*Data provided*.

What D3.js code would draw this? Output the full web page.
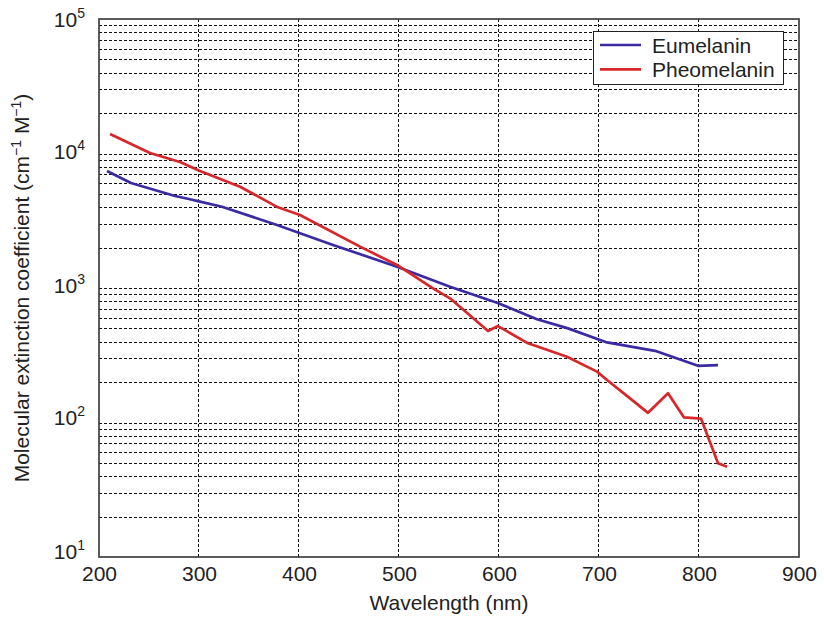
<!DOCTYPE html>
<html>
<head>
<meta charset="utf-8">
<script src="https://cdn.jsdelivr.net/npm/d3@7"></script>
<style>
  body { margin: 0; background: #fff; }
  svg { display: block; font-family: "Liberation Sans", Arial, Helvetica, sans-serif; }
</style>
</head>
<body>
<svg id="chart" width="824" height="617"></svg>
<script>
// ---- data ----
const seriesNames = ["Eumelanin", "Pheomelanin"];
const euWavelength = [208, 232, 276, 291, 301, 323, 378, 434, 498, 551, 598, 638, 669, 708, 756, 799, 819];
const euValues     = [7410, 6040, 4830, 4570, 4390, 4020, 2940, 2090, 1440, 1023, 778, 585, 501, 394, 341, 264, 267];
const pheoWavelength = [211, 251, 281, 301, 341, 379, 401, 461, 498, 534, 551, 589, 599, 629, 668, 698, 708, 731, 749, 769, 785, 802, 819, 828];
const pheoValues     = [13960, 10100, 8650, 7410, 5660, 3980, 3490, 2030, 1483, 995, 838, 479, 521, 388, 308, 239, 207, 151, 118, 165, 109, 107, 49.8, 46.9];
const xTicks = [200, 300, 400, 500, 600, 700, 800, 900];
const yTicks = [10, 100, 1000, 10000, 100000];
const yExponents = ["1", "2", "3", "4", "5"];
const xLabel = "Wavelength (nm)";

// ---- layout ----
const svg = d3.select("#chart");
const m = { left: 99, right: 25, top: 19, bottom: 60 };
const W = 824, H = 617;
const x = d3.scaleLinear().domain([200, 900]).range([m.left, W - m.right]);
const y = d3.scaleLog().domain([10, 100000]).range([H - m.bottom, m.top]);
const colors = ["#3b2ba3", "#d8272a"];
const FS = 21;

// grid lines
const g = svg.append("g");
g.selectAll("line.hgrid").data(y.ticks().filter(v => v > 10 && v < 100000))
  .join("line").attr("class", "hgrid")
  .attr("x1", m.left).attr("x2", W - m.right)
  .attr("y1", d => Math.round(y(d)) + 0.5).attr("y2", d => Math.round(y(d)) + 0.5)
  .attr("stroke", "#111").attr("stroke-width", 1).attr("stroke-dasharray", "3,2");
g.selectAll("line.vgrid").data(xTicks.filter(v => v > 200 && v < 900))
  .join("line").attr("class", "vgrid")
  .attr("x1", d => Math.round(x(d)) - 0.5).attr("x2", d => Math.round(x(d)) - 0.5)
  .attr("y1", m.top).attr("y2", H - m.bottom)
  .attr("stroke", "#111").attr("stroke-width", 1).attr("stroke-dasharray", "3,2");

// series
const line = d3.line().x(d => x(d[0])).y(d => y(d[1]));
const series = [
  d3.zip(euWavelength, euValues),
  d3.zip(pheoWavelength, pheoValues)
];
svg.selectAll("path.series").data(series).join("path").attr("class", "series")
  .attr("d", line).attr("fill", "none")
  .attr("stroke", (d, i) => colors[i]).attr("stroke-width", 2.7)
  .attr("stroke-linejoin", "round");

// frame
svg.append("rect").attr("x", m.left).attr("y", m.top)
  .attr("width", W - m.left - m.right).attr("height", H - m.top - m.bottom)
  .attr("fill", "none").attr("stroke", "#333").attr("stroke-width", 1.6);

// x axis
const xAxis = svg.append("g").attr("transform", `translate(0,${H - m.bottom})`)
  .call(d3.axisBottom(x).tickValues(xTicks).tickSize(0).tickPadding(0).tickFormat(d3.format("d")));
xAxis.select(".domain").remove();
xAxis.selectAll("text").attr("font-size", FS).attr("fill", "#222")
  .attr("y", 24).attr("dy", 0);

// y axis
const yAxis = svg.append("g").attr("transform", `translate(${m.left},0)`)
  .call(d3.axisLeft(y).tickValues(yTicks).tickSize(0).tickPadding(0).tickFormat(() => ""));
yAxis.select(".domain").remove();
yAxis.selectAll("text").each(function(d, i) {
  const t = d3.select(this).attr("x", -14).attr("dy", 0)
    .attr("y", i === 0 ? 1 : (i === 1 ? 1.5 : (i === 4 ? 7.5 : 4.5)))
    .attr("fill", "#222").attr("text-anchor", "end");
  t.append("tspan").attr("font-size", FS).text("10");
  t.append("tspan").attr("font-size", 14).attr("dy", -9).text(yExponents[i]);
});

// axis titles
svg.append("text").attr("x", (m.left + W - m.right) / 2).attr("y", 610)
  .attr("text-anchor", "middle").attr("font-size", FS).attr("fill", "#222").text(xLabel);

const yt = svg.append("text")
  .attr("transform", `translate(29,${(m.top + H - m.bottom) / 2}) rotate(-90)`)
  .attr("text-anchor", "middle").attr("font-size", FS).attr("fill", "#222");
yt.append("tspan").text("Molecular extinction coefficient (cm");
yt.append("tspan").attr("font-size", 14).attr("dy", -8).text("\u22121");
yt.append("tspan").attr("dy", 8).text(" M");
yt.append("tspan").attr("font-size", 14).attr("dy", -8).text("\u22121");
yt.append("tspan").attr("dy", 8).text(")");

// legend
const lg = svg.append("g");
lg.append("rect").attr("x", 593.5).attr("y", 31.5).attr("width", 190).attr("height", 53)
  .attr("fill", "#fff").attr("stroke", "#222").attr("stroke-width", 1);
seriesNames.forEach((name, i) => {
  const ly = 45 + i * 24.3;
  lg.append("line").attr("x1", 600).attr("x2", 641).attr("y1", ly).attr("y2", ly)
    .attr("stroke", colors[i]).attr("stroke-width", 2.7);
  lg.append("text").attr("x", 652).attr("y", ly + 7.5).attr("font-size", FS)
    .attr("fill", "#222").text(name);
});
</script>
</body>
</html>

*Given exercise*. Go through the material above and print all of it exactly, except the pictures.

*Response below*.
What D3.js code would draw this? Output the full web page.
<!DOCTYPE html>
<html>
<head>
<meta charset="utf-8">
<script src="https://cdn.jsdelivr.net/npm/d3@7"></script>
<style>
  body { margin: 0; background: #fff; }
  svg { display: block; font-family: "Liberation Sans", Arial, Helvetica, sans-serif; }
</style>
</head>
<body>
<svg id="chart" width="824" height="617"></svg>
<script>
// ---- data ----
const seriesNames = ["Eumelanin", "Pheomelanin"];
const euWavelength = [208, 232, 276, 291, 301, 323, 378, 434, 498, 551, 598, 638, 669, 708, 756, 799, 819];
const euValues     = [7410, 6040, 4830, 4570, 4390, 4020, 2940, 2090, 1440, 1023, 778, 585, 501, 394, 341, 264, 267];
const pheoWavelength = [211, 251, 281, 301, 341, 379, 401, 461, 498, 534, 551, 589, 599, 629, 668, 698, 708, 731, 749, 769, 785, 802, 819, 828];
const pheoValues     = [13960, 10100, 8650, 7410, 5660, 3980, 3490, 2030, 1483, 995, 838, 479, 521, 388, 308, 239, 207, 151, 118, 165, 109, 107, 49.8, 46.9];
const xTicks = [200, 300, 400, 500, 600, 700, 800, 900];
const yTicks = [10, 100, 1000, 10000, 100000];
const yExponents = ["1", "2", "3", "4", "5"];
const xLabel = "Wavelength (nm)";

// ---- layout ----
const svg = d3.select("#chart");
const m = { left: 99, right: 25, top: 19, bottom: 60 };
const W = 824, H = 617;
const x = d3.scaleLinear().domain([200, 900]).range([m.left, W - m.right]);
const y = d3.scaleLog().domain([10, 100000]).range([H - m.bottom, m.top]);
const colors = ["#3b2ba3", "#d8272a"];
const FS = 21;

// grid lines
const g = svg.append("g");
g.selectAll("line.hgrid").data(y.ticks().filter(v => v > 10 && v < 100000))
  .join("line").attr("class", "hgrid")
  .attr("x1", m.left).attr("x2", W - m.right)
  .attr("y1", d => Math.round(y(d)) + 0.5).attr("y2", d => Math.round(y(d)) + 0.5)
  .attr("stroke", "#111").attr("stroke-width", 1).attr("stroke-dasharray", "3,2");
g.selectAll("line.vgrid").data(xTicks.filter(v => v > 200 && v < 900))
  .join("line").attr("class", "vgrid")
  .attr("x1", d => Math.round(x(d)) - 0.5).attr("x2", d => Math.round(x(d)) - 0.5)
  .attr("y1", m.top).attr("y2", H - m.bottom)
  .attr("stroke", "#111").attr("stroke-width", 1).attr("stroke-dasharray", "3,2");

// series
const line = d3.line().x(d => x(d[0])).y(d => y(d[1]));
const series = [
  d3.zip(euWavelength, euValues),
  d3.zip(pheoWavelength, pheoValues)
];
svg.selectAll("path.series").data(series).join("path").attr("class", "series")
  .attr("d", line).attr("fill", "none")
  .attr("stroke", (d, i) => colors[i]).attr("stroke-width", 2.7)
  .attr("stroke-linejoin", "round");

// frame
svg.append("rect").attr("x", m.left).attr("y", m.top)
  .attr("width", W - m.left - m.right).attr("height", H - m.top - m.bottom)
  .attr("fill", "none").attr("stroke", "#333").attr("stroke-width", 1.6);

// x axis
const xAxis = svg.append("g").attr("transform", `translate(0,${H - m.bottom})`)
  .call(d3.axisBottom(x).tickValues(xTicks).tickSize(0).tickPadding(0).tickFormat(d3.format("d")));
xAxis.select(".domain").remove();
xAxis.selectAll("text").attr("font-size", FS).attr("fill", "#222")
  .attr("y", 24).attr("dy", 0);

// y axis
const yAxis = svg.append("g").attr("transform", `translate(${m.left},0)`)
  .call(d3.axisLeft(y).tickValues(yTicks).tickSize(0).tickPadding(0).tickFormat(() => ""));
yAxis.select(".domain").remove();
yAxis.selectAll("text").each(function(d, i) {
  const t = d3.select(this).attr("x", -14).attr("dy", 0)
    .attr("y", i === 0 ? 1 : (i === 1 ? 1.5 : (i === 4 ? 7.5 : 4.5)))
    .attr("fill", "#222").attr("text-anchor", "end");
  t.append("tspan").attr("font-size", FS).text("10");
  t.append("tspan").attr("font-size", 14).attr("dy", -9).text(yExponents[i]);
});

// axis titles
svg.append("text").attr("x", (m.left + W - m.right) / 2).attr("y", 610)
  .attr("text-anchor", "middle").attr("font-size", FS).attr("fill", "#222").text(xLabel);

const yt = svg.append("text")
  .attr("transform", `translate(29,${(m.top + H - m.bottom) / 2}) rotate(-90)`)
  .attr("text-anchor", "middle").attr("font-size", FS).attr("fill", "#222");
yt.append("tspan").text("Molecular extinction coefficient (cm");
yt.append("tspan").attr("font-size", 14).attr("dy", -8).text("\u22121");
yt.append("tspan").attr("dy", 8).text(" M");
yt.append("tspan").attr("font-size", 14).attr("dy", -8).text("\u22121");
yt.append("tspan").attr("dy", 8).text(")");

// legend
const lg = svg.append("g");
lg.append("rect").attr("x", 593.5).attr("y", 31.5).attr("width", 190).attr("height", 53)
  .attr("fill", "#fff").attr("stroke", "#222").attr("stroke-width", 1);
seriesNames.forEach((name, i) => {
  const ly = 45 + i * 24.3;
  lg.append("line").attr("x1", 600).attr("x2", 641).attr("y1", ly).attr("y2", ly)
    .attr("stroke", colors[i]).attr("stroke-width", 2.7);
  lg.append("text").attr("x", 652).attr("y", ly + 7.5).attr("font-size", FS)
    .attr("fill", "#222").text(name);
});
</script>
</body>
</html>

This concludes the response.